Subprime lending refers to the act of issuing loans to people who may experience difficulties servicing them due to factors such as unemployment and situations that require medical attention on a regular. These loans are offered to people whose probability of failing on their repayment schedule is very high. Characteristics of loans issued under this category include high-interest rates, unfavorable terms of repayment, low quality collateral (Chukwuogor 45).
These characteristics are meant to cater to or the high risk that is involved in issuing the loans. These loans were the major contributor to the 2007-2008 financial crisis that had far-reaching financial consequences that affected the global economy. Proponents argue that these loans help people who cannot access the credit market due to their unfavorable economic situations.
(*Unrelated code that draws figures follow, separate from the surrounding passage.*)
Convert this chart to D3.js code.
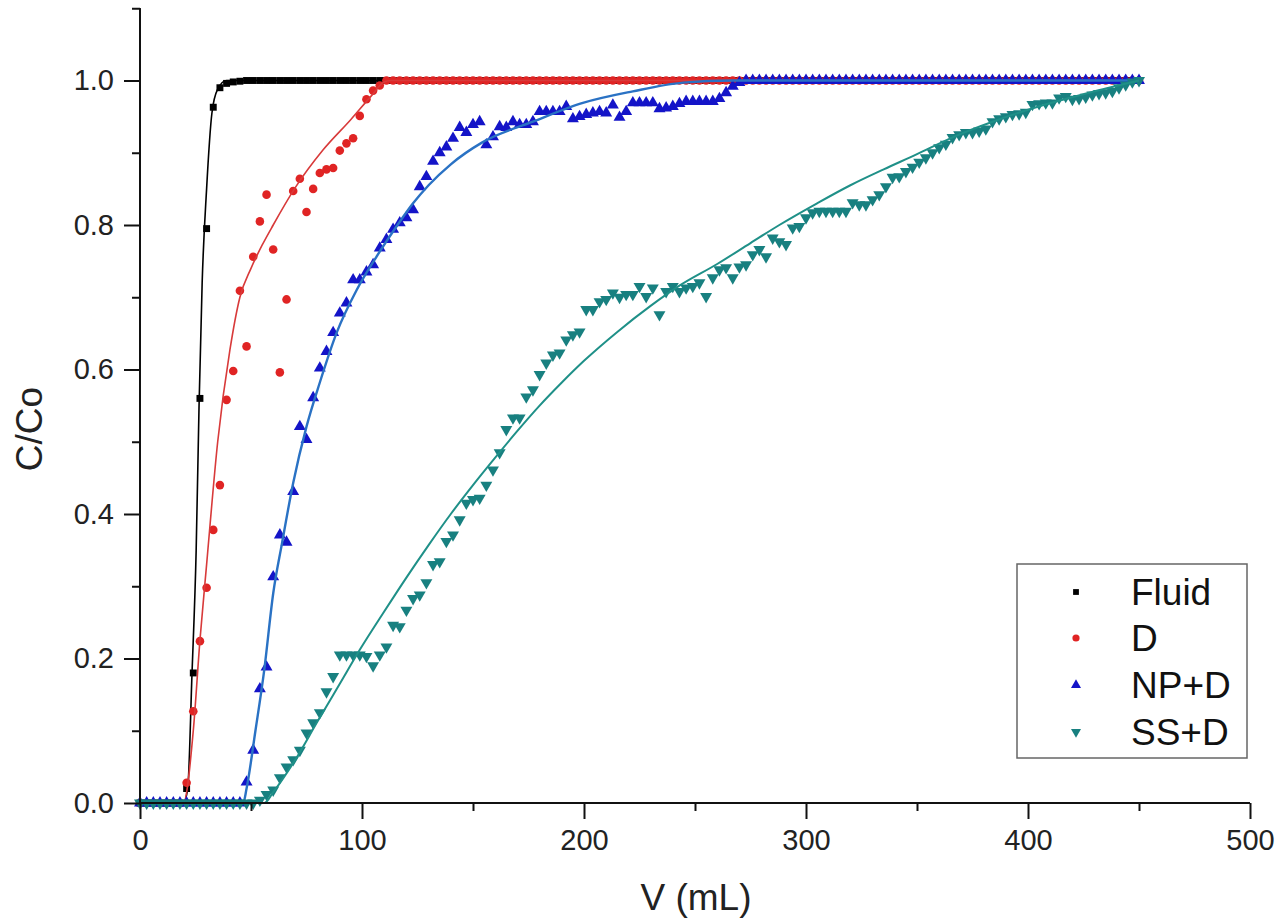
<!DOCTYPE html>
<html>
<head>
<meta charset="utf-8">
<script src="https://cdn.jsdelivr.net/npm/d3@7"></script>
<style>
  html, body { margin: 0; padding: 0; background: #fff; }
  svg { display: block; font-family: "Liberation Sans", Arial, Helvetica, sans-serif; }
</style>
</head>
<body>
<svg id="chart" width="1288" height="921"></svg>
<script>
// ---------------- DATA ----------------
const volumes = [
  0,3,6,9,12,15,18,21,24,27,
  30,33,36,39,42,45,48,51,54,57,
  60,63,66,69,72,75,78,81,84,87,
  90,93,96,99,102,105,108,111,114,117,
  120,123,126,129,132,135,138,141,144,147,
  150,153,156,159,162,165,168,171,174,177,
  180,183,186,189,192,195,198,201,204,207,
  210,213,216,219,222,225,228,231,234,237,
  240,243,246,249,252,255,258,261,264,267,
  270,273,276,279,282,285,288,291,294,297,
  300,303,306,309,312,315,318,321,324,327,
  330,333,336,339,342,345,348,351,354,357,
  360,363,366,369,372,375,378,381,384,387,
  390,393,396,399,402,405,408,411,414,417,
  420,423,426,429,432,435,438,441,444,447,
  450
];

const fluidC = [
  0,0,0,0,0,0,0,0.02,0.18,0.56,
  0.795,0.963,0.99,0.996,0.998,0.999,1,1,1,1,
  1,1,1,1,1,1,1,1,1,1,
  1,1,1,1,1,1,1,1,1,1,
  1,1,1,1,1,1,1,1,1,1,
  1,1,1,1,1,1,1,1,1,1,
  1,1,1,1,1,1,1,1,1,1,
  1,1,1,1,1,1,1,1,1,1,
  1,1,1,1,1,1,1,1,1,1,
  1,1,1,1,1,1,1,1,1,1,
  1,1,1,1,1,1,1,1,1,1,
  1,1,1,1,1,1,1,1,1,1,
  1,1,1,1,1,1,1,1,1,1,
  1,1,1,1,1,1,1,1,1,1,
  1,1,1,1,1,1,1,1,1,1,
  1
];

const dC = [
  0,0,0,0,0,0,0,0.028,0.127,0.224,
  0.298,0.378,0.44,0.558,0.598,0.709,0.632,0.756,0.805,0.842,
  0.766,0.596,0.697,0.847,0.864,0.818,0.85,0.872,0.877,0.879,
  0.903,0.913,0.92,0.951,0.974,0.986,0.993,1,1,1,
  1,1,1,1,1,1,1,1,1,1,
  1,1,1,1,1,1,1,1,1,1,
  1,1,1,1,1,1,1,1,1,1,
  1,1,1,1,1,1,1,1,1,1,
  1,1,1,1,1,1,1,1,1,1,
  1,1,1,1,1,1,1,1,1,1,
  1,1,1,1,1,1,1,1,1,1,
  1,1,1,1,1,1,1,1,1,1,
  1,1,1,1,1,1,1,1,1,1,
  1,1,1,1,1,1,1,1,1,1,
  1,1,1,1,1,1,1,1,1,1,
  1
];

const npC = [
  0,0,0,0,0,0,0,0,0,0,
  0,0,0,0,0,0,0.029,0.073,0.158,0.188,
  0.313,0.371,0.361,0.431,0.521,0.503,0.561,0.602,0.625,0.651,
  0.678,0.692,0.724,0.724,0.735,0.745,0.768,0.78,0.794,0.803,
  0.81,0.821,0.853,0.867,0.888,0.9,0.908,0.92,0.935,0.928,
  0.939,0.943,0.911,0.922,0.936,0.935,0.943,0.939,0.939,0.943,
  0.957,0.957,0.957,0.957,0.964,0.947,0.95,0.953,0.955,0.957,
  0.955,0.966,0.949,0.957,0.969,0.969,0.969,0.969,0.961,0.962,
  0.964,0.968,0.971,0.971,0.971,0.971,0.971,0.975,0.983,0.992,
  0.997,1,1,1,1,1,1,1,1,1,
  1,1,1,1,1,1,1,1,1,1,
  1,1,1,1,1,1,1,1,1,1,
  1,1,1,1,1,1,1,1,1,1,
  1,1,1,1,1,1,1,1,1,1,
  1,1,1,1,1,1,1,1,1,1,
  1
];

const ssC = [
  0,0,0,0,0,0,0,0,0,0,
  0,0,0,0,0,0,0,0,0.004,0.012,
  0.018,0.035,0.05,0.06,0.073,0.097,0.111,0.125,0.154,0.175,
  0.205,0.205,0.205,0.205,0.203,0.19,0.205,0.216,0.246,0.244,
  0.267,0.283,0.288,0.305,0.33,0.334,0.362,0.371,0.392,0.415,
  0.42,0.422,0.44,0.461,0.485,0.517,0.533,0.533,0.562,0.572,
  0.593,0.609,0.62,0.623,0.641,0.648,0.652,0.683,0.683,0.694,
  0.697,0.706,0.7,0.704,0.704,0.715,0.701,0.713,0.676,0.708,
  0.715,0.708,0.713,0.715,0.72,0.701,0.727,0.738,0.741,0.727,
  0.742,0.745,0.759,0.766,0.756,0.782,0.777,0.773,0.796,0.798,
  0.81,0.817,0.819,0.819,0.819,0.819,0.819,0.831,0.828,0.828,
  0.835,0.842,0.853,0.866,0.867,0.874,0.88,0.887,0.893,0.9,
  0.907,0.912,0.921,0.925,0.928,0.928,0.93,0.933,0.943,0.947,
  0.95,0.953,0.954,0.956,0.967,0.968,0.969,0.969,0.976,0.978,
  0.974,0.975,0.977,0.98,0.982,0.983,0.985,0.99,0.994,0.998,
  1
];

// fitted curves: [V, C/Co]
const fitFluid = [[0,0],[19.5,0],[21.5,0.02],[23.4,0.177],[25.3,0.35],[26.6,0.55],[28,0.72],[30,0.85],[32.4,0.955],[35,0.988],[39,1.0],[450,1.0]];
const fitD = [[0,0],[19.5,0],[24,0.1],[27,0.225],[30,0.33],[35,0.5],[40.5,0.627],[45,0.7],[50,0.74],[55,0.772],[60,0.8],[70,0.852],[82.5,0.904],[95,0.946],[104,0.978],[110,0.998],[113,1.0],[450,1.0]];
const fitNP = [[0,0],[46.5,0],[48,0.02],[52,0.1],[56,0.185],[60,0.29],[64,0.36],[69,0.443],[75,0.521],[81,0.582],[88.6,0.651],[97.6,0.71],[106.5,0.756],[116,0.8],[123,0.83],[130,0.855],[140,0.884],[154,0.914],[177,0.943],[199.5,0.969],[222,0.985],[244.6,0.997],[267,1.0],[450,1.0]];
const fitSS = [[0,0],[56,0],[60,0.015],[70,0.06],[80,0.113],[90,0.165],[99,0.212],[110,0.265],[120,0.312],[130,0.357],[140,0.4],[150,0.44],[160,0.478],[170,0.515],[180,0.55],[190,0.582],[200,0.612],[215,0.652],[230,0.688],[243,0.716],[260,0.746],[275,0.775],[288,0.8],[305,0.83],[320,0.855],[335,0.877],[350,0.898],[365,0.92],[385,0.944],[407,0.966],[430,0.985],[450,1.0]];

const seriesNames = ["Fluid", "D", "NP+D", "SS+D"];
const xTicks = [0, 100, 200, 300, 400, 500];
const yTicks = [0.0, 0.2, 0.4, 0.6, 0.8, 1.0];
const xLabel = "V (mL)";
const yLabel = "C/Co";

// ---------------- DRAW ----------------
const svg = d3.select("#chart");
const x = d3.scaleLinear().domain([0, 500]).range([140, 1250]);
const y = d3.scaleLinear().domain([0, 1.1]).range([803, 8.25]);

const styles = [
  { c: fluidC, fit: fitFluid, mk: "#000000", ln: "#000000", lw: 1.6, sym: d3.symbolSquare, size: 48, rot: 0 },
  { c: dC, fit: fitD, mk: "#e02424", ln: "#d83a3a", lw: 1.6, sym: d3.symbolCircle, size: 58, rot: 0 },
  { c: npC, fit: fitNP, mk: "#1414c8", ln: "#2a72c4", lw: 2.4, sym: d3.symbolTriangle, size: 62, rot: 0 },
  { c: ssC, fit: fitSS, mk: "#188080", ln: "#1f9088", lw: 2.0, sym: d3.symbolTriangle, size: 62, rot: 180 }
];

const line = d3.line().x(d => x(d[0])).y(d => y(d[1])).curve(d3.curveMonotoneX);

styles.forEach((s, k) => {
  const g = svg.append("g").attr("class", "series-" + k);
  const pts = volumes.map((v, i) => [v, s.c[i]]);
  g.selectAll("path.pt").data(pts).enter().append("path")
    .attr("class", "pt")
    .attr("d", d3.symbol().type(s.sym).size(s.size))
    .attr("transform", d => `translate(${x(d[0])},${y(d[1])}) rotate(${s.rot})`)
    .attr("fill", s.mk);
  g.append("path").datum(s.fit)
    .attr("d", line)
    .attr("fill", "none")
    .attr("stroke", s.ln)
    .attr("stroke-width", s.lw);
});

// axes
const xAxis = svg.append("g").attr("transform", "translate(0,803)");
xAxis.call(d3.axisBottom(x).tickValues(xTicks).tickSize(16).tickPadding(10).tickFormat(d3.format("d")));
xAxis.append("g").call(d3.axisBottom(x).tickValues([50,150,250,350,450]).tickSize(8).tickFormat(""));
const yAxis = svg.append("g").attr("transform", "translate(140,0)");
yAxis.call(d3.axisLeft(y).tickValues(yTicks).tickSize(16).tickPadding(10).tickFormat(d3.format(".1f")));
yAxis.append("g").call(d3.axisLeft(y).tickValues([0.1,0.3,0.5,0.7,0.9,1.1]).tickSize(8).tickFormat(""));

svg.selectAll(".domain").attr("stroke", "#111").attr("stroke-width", 2);
svg.selectAll(".tick line").attr("stroke", "#111").attr("stroke-width", 2);
svg.selectAll(".tick text").attr("font-size", 29).attr("fill", "#222")
  .attr("font-family", "'Liberation Sans', Arial, sans-serif");
xAxis.selectAll(".domain").attr("d", `M${x(0)},0H${x(500)}`);
yAxis.selectAll(".domain").attr("d", `M0,${y(0)}V${y(1.1)}`);

// axis titles
svg.append("text").attr("x", 696).attr("y", 910).attr("text-anchor", "middle")
  .attr("font-size", 37).attr("fill", "#222").text(xLabel);
svg.append("text").attr("transform", "translate(42,429) rotate(-90)").attr("text-anchor", "middle")
  .attr("font-size", 37).attr("fill", "#222").text(yLabel);

// legend
const lg = svg.append("g");
lg.append("rect").attr("x", 1017).attr("y", 564).attr("width", 230).attr("height", 194)
  .attr("fill", "#fff").attr("stroke", "#666").attr("stroke-width", 1.5);
const rowsY = [592, 638, 685, 732];
seriesNames.forEach((name, k) => {
  const s = styles[k];
  lg.append("path")
    .attr("d", d3.symbol().type(s.sym).size(s.size * 0.7))
    .attr("transform", `translate(1076,${rowsY[k]}) rotate(${s.rot})`)
    .attr("fill", s.mk);
  lg.append("text").attr("x", 1131).attr("y", rowsY[k]).attr("dy", "0.36em")
    .attr("font-size", 37).attr("fill", "#111").text(name);
});
</script>
</body>
</html>
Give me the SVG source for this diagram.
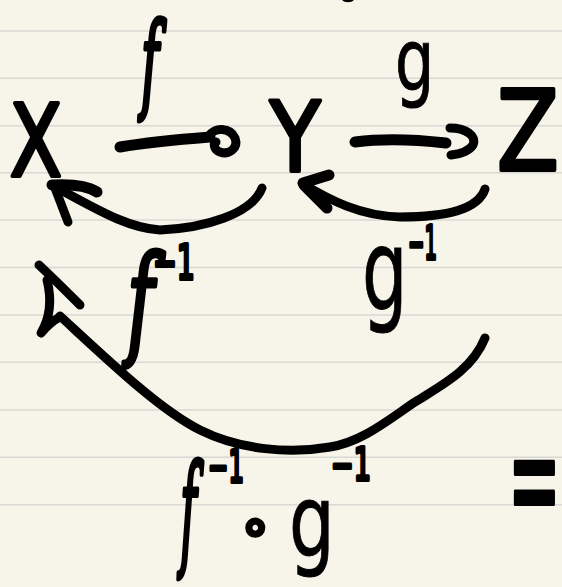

Subprime lending contributed to the housing market crisis because many of the borrowers defaulted, resulting in the bursting of the house-price bubble (Moseley par. 5). This affected house valuations negatively, forcing investors to abandon mortgages that were bundled under asset-backed securities.
The U.S government influences the real estate market by offering loan guarantees, tax credits, and loans for commercial development (Sowell 34). On the other hand, the federal government has the overhand with regard to the design used in developing estates and neighborhoods. According to government reports, the federal government spends about $450 billion on the real estate market (Chukwuogor 47). This money is distributed in expenditures such as loans and tax incentives.
This money impacts the real estate market significantly. The government participates in certain activities that have a direct influence on the success of the real estate market. These activities include infrastructure provision, zoning, implementation of subdivision regulations, and approval of new development programs(Sowell 38). The government also influences the real estate market through its policies and legislation on subsidies. These have an effect on the price and supply of property. The government boosts demand by giving real estate developers tax credits, deductions, and subsidies that lower the cost of property development (Chukwuogor 49).
On the other hand, the government is able to influence lending practices by funding banks and financial institutions as well as offering tax incentives. The U.S real estate market is very large. Therefore, it is important for the government to take part in real estate lending in order to enable people who cannot afford regular mortgages to own homes.
Lenders/mortgage bankers/mortgage brokers are to blame for the housing market crash. The market crashed primarily because people too loans that they could not manage to service. Lenders made it easy for people to take loans despite the fact that the majority of them were not properly qualified for credit services (Brezina 35). They were motivated by greed to make more money because subprime lending attracts high-interest rates.
In order to take advantage of the soaring house prices, financial institutions created financial products that attracted people, even those who were not eligible for credit (Sowell 48). In addition, they did not conduct due diligence in order to determine the financial situations of borrowers. Borrowers cannot be blamed because their credit status was approved by lenders who wanted to make more money by taking advantage of the housing market (Sowell 48). Many borrowers were excited by the prospects of owning their own homes. Government-sponsored enterprises also played a role in the proliferation of subprime lending (Brezina, 36).
However, the majority of the loans were issued by private lenders. Private lenders were determined to outdo government-sponsored enterprises in offering credit services to low-and-middle-income borrowers who were excited to own homes.
Currently, there is a shortage of affordable housing in the United States. In particular, it is difficult for low-income people to get decent rental housing. This shortage has been caused by the high costs of housing construction that have prevented investors and home developers from tapping the large real estate market that targets low-income earners (Kotkin par. 4). The percentage of American families that are wallowing in financial instability and economic distress is so high that homelessness is on the rise. For instance, it is not possible for people earning minimum wage to afford decent housing in nay American state.
On the other hand, the number of people in the low-income group is increasing by the day while the number of affordable housing units is decreasing. This problem is resulting in high cases of homelessness, which is fueled by high rates of unemployment. Unless building costs come down, shortage of affordable housing will persist and become a national catastrophe (Kotkin par. 6). The most viable solution to this problem is for policy makers to enact legislation that advocate for higher incomes because low incomes are main cause of the housing crisis.
The government can assist low-income families by offering financial assistance in order to encourage them to allocate more of their incomes to buying homes. On the other hand, eradicating certain government regulations could ease the problem. Local government regulation promotes land zoning that limits the activities of developers in significant ways (Sowell 64). Government regulations only encourage the construction of quality housing units that have high costs and therefore attract high prices in the real estate market.
Brezina, Corona. America’s Recession: the Effects of the Economic Downturn. New York: The Rosen Publishing Group, 2011. Print.
Chukwuogor, C. The U.S Financial Crisis and Economic Recession 2007-2010: Causes, Local and Global Implications, Actions Taken, and the way Forward. Philadelphia: Chiaku Chukwuogor, 2012. Print.
Kotkin, Joel. America’s Emerging Housing Crisis. 2013. Web.
Moseley, Fred. (2011). The U.S. Economic Crisis: Causes and Solutions. 2011. Web.
Sowell, Thomas. The Housing Boom and Bust. New York: basic Books, 2010. Print.